Could you repeat, exactly as they stand, the lines between the one with "Give me the Altair source for this chart." and the one with "import altair as alt", inclusive, minus the pictures?

— BEGIN Input records —

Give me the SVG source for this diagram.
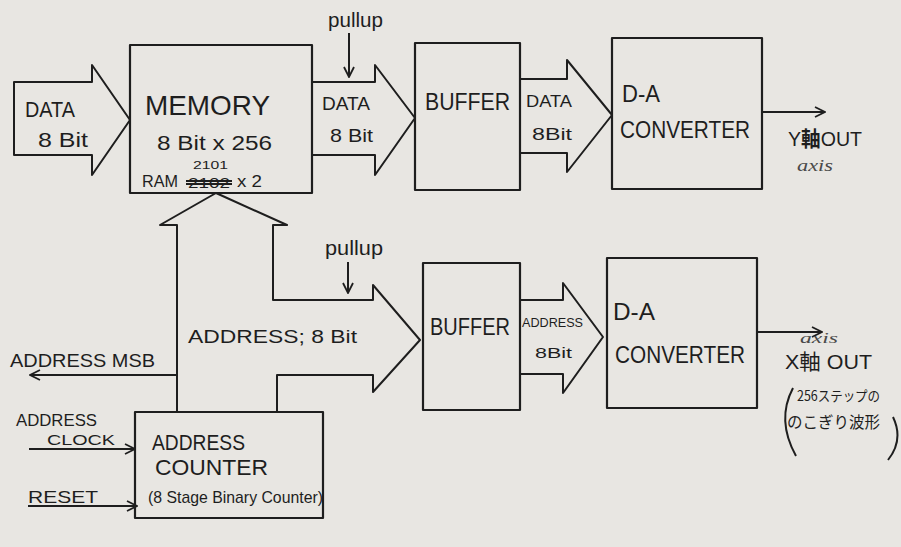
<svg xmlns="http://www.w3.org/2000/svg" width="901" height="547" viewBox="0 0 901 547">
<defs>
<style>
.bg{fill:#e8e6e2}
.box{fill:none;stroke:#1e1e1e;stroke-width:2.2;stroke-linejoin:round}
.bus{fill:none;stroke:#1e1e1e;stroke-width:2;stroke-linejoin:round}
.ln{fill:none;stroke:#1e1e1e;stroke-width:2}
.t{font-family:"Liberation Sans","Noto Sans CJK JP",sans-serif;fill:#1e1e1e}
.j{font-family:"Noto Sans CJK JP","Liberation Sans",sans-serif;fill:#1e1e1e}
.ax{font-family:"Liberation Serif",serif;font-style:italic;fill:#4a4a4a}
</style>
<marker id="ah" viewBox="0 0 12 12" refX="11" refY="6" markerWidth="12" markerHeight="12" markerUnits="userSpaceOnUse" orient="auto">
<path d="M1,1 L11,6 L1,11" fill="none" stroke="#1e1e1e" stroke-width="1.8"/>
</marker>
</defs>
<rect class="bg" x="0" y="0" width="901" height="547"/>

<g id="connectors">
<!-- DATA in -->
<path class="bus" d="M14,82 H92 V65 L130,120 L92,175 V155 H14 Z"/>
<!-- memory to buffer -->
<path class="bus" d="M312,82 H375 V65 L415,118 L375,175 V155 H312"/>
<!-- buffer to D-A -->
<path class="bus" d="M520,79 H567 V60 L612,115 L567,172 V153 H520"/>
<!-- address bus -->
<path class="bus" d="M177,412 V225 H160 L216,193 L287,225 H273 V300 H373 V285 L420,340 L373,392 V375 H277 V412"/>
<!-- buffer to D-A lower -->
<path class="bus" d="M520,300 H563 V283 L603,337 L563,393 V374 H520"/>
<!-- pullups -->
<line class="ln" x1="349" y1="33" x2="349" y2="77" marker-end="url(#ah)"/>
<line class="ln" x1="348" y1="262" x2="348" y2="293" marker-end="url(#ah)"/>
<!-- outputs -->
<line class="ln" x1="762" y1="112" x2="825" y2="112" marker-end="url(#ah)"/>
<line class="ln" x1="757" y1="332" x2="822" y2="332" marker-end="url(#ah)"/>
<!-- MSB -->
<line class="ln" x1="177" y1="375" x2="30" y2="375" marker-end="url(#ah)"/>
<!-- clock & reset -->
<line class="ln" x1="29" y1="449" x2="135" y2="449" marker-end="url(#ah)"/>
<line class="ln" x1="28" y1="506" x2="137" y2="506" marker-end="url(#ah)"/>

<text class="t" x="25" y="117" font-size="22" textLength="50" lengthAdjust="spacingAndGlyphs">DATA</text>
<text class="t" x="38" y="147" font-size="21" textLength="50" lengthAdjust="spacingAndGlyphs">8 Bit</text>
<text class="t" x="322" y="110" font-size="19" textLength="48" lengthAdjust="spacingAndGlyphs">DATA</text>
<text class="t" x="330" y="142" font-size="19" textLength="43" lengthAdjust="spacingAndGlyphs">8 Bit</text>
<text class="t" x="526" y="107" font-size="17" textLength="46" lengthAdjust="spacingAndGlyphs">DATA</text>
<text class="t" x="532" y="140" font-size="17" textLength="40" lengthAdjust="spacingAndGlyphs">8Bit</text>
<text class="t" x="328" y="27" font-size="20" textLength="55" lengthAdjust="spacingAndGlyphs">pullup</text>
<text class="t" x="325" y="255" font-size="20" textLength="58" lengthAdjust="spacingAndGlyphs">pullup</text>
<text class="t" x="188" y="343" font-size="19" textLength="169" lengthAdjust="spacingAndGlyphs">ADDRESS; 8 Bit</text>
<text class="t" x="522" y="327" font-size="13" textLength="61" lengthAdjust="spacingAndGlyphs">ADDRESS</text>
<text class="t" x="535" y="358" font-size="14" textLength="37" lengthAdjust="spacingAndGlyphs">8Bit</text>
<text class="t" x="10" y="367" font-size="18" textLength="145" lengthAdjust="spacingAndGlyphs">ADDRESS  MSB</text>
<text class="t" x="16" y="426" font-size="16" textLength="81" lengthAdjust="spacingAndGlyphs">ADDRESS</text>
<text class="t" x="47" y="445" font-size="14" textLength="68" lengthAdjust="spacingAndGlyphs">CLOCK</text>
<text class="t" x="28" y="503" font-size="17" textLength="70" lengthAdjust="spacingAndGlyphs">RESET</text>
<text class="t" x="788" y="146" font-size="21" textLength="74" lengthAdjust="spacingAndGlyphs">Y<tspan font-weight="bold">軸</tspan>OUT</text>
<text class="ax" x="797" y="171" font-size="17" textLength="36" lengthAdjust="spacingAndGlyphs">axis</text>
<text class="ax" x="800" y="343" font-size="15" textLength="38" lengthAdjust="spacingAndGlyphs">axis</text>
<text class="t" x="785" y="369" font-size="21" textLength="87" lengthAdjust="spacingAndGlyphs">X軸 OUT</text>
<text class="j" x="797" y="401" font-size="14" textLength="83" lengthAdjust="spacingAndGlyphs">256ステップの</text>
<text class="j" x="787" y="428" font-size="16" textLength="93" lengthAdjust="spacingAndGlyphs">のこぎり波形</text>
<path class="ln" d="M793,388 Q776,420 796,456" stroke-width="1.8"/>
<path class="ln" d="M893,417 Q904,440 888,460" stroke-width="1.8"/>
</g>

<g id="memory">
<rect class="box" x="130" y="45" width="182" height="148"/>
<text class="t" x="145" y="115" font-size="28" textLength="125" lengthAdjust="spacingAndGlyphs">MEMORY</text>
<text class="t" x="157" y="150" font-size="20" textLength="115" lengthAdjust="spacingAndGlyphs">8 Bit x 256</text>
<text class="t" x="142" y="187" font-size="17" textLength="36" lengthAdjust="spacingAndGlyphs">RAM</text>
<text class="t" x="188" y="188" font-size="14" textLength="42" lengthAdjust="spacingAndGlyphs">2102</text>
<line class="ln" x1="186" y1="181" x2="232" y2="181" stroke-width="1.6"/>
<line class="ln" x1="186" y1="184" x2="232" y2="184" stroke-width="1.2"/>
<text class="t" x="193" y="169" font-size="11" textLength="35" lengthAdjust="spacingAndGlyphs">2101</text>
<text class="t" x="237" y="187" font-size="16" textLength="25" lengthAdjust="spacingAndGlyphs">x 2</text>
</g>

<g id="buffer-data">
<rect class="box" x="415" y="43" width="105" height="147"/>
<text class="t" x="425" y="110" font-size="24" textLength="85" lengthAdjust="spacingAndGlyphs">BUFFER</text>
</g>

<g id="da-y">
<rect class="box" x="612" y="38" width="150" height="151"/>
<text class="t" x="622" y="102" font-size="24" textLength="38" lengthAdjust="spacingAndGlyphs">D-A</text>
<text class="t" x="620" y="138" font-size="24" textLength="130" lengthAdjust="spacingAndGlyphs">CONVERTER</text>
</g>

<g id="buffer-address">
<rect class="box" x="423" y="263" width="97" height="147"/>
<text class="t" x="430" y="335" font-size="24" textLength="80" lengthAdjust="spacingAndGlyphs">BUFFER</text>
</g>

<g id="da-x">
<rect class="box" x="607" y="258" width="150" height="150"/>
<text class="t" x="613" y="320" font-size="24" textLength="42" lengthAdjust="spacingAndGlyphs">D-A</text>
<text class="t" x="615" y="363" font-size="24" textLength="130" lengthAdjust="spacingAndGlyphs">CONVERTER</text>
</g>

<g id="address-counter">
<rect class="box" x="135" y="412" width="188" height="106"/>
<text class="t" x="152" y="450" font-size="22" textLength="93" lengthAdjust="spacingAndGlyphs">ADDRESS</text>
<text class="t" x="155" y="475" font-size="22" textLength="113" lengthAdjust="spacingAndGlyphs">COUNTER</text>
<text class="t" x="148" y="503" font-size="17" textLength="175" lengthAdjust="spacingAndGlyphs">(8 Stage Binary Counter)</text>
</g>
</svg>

— END Input records —
— BEGIN Input records —

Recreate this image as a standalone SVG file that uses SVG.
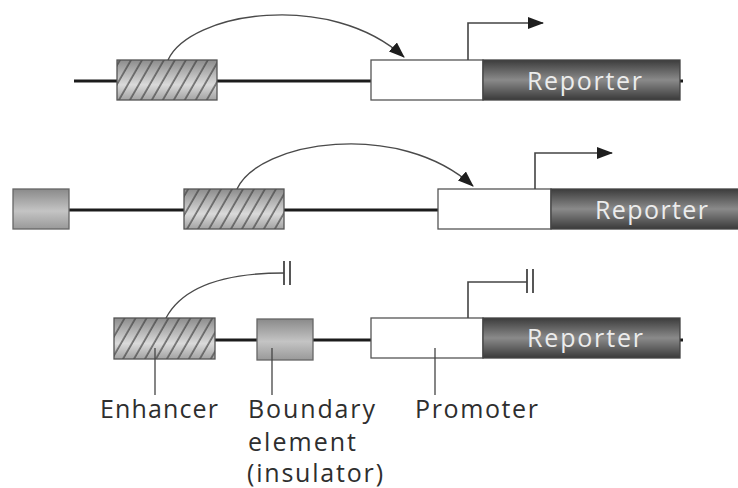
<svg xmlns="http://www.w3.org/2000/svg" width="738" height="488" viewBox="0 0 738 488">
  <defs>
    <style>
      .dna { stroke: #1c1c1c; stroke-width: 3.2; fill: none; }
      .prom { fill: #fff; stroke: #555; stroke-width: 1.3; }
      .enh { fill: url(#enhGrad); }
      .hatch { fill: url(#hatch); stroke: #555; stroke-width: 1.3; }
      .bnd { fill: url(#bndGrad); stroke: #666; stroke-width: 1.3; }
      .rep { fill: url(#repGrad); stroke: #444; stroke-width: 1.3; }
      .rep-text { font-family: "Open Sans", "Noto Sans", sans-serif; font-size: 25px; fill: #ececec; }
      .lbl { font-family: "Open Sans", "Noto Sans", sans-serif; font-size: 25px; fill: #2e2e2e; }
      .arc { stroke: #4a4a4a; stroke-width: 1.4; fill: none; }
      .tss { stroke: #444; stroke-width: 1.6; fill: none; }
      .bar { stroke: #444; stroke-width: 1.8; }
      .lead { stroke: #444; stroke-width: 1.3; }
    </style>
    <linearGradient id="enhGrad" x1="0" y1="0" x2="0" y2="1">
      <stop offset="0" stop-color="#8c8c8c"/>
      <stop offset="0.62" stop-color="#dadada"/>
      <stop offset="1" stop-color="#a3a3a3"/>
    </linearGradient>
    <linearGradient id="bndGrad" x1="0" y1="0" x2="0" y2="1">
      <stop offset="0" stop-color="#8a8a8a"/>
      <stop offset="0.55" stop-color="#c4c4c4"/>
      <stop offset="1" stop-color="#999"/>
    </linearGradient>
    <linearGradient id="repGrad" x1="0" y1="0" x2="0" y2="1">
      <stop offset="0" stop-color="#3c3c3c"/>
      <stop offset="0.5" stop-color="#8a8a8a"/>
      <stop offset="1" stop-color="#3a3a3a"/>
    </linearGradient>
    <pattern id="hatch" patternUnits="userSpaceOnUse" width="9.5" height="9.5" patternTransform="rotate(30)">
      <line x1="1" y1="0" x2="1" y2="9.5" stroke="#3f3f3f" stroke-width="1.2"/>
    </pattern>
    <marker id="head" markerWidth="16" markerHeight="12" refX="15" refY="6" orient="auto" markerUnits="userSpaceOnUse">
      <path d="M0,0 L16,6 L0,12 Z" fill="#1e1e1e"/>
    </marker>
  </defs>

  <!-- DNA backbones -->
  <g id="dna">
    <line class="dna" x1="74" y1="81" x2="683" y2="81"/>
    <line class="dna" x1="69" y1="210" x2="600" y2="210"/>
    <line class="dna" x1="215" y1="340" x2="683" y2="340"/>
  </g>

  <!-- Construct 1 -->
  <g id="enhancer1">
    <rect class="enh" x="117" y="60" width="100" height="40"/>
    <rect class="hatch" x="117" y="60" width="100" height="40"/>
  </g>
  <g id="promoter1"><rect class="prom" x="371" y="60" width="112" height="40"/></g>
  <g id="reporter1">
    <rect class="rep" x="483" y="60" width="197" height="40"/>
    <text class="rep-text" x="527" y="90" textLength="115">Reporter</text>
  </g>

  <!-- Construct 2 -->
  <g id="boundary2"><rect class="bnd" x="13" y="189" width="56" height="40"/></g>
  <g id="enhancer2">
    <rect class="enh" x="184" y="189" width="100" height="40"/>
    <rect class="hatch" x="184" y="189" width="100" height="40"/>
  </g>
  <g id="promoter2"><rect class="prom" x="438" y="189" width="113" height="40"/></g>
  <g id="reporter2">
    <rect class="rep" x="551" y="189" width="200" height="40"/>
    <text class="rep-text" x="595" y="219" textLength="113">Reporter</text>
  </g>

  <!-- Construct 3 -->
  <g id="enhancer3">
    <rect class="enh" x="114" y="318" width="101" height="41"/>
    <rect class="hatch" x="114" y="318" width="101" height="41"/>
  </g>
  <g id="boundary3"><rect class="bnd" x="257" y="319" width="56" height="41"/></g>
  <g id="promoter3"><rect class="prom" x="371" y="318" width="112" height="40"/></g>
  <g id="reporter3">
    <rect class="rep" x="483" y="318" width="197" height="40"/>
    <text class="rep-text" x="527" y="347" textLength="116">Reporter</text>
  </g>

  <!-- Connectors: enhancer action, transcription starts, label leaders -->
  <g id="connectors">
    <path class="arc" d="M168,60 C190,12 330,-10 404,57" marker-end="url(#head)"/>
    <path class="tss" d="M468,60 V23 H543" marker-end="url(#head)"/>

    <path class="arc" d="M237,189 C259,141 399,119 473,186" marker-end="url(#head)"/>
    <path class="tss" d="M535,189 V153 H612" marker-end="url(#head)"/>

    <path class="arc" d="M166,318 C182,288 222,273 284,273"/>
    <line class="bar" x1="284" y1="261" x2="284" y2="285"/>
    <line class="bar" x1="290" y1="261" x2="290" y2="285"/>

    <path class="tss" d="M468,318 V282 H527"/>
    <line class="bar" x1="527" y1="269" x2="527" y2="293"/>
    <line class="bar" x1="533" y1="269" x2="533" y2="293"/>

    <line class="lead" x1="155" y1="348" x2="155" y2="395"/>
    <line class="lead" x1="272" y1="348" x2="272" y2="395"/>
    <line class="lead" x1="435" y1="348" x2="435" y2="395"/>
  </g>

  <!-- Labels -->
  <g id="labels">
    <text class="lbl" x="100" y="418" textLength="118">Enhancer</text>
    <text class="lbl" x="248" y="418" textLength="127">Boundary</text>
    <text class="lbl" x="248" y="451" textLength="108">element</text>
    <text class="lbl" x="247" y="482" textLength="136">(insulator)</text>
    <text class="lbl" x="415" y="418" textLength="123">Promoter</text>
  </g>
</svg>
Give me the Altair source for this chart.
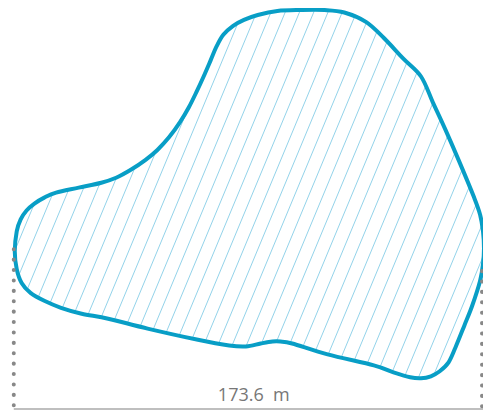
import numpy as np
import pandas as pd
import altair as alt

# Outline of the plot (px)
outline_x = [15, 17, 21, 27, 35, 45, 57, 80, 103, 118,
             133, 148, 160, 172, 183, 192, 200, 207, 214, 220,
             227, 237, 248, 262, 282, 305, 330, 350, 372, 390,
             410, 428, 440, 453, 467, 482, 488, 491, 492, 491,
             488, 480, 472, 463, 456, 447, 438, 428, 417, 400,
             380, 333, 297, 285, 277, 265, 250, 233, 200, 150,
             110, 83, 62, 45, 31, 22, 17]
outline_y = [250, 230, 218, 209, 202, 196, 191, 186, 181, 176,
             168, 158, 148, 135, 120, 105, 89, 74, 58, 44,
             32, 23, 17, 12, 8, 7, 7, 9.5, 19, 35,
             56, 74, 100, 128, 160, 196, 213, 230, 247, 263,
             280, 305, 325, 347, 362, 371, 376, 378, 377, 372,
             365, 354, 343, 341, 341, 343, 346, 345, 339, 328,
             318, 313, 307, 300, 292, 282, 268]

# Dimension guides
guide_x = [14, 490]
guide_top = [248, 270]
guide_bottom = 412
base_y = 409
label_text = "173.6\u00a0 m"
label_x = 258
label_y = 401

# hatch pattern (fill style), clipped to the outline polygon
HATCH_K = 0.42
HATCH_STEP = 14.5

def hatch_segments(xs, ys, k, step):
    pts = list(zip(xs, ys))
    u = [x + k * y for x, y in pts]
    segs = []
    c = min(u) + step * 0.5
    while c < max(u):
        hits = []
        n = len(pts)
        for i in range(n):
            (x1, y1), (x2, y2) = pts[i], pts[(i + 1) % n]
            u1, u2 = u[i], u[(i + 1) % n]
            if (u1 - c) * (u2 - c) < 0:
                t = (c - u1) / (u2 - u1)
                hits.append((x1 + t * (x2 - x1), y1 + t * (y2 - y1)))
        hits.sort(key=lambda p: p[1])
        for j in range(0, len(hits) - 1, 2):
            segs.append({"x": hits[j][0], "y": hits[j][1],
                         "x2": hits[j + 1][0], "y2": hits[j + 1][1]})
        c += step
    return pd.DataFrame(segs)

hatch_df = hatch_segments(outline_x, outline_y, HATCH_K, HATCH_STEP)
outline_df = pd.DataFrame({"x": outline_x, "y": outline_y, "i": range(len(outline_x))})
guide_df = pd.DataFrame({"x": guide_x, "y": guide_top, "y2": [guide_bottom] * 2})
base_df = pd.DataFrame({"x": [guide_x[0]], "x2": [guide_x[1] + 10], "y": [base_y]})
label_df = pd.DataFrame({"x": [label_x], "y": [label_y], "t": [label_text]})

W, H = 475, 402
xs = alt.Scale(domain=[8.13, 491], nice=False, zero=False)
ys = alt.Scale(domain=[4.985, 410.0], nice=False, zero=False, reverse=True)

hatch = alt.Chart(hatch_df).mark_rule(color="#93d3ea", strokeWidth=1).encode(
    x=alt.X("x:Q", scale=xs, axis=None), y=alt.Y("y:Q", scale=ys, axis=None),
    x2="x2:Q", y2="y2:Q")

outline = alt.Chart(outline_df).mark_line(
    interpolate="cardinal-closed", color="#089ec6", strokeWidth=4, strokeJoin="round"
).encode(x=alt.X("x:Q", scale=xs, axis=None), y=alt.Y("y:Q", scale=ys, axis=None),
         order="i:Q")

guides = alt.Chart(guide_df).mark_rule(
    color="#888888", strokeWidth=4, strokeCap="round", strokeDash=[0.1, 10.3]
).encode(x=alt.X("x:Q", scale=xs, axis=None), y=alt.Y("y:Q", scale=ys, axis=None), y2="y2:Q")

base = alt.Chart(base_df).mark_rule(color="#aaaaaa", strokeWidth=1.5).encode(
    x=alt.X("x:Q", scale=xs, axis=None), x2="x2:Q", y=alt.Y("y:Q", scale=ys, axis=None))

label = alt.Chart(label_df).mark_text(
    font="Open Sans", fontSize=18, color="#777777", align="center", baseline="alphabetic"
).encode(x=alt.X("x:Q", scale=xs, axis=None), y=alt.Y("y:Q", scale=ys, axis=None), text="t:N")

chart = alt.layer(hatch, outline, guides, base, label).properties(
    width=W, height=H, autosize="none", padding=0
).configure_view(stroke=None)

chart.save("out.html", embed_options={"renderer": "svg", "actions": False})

— END Input records —

--- Task response ---
Give me the Altair source for this chart.
import numpy as np
import pandas as pd
import altair as alt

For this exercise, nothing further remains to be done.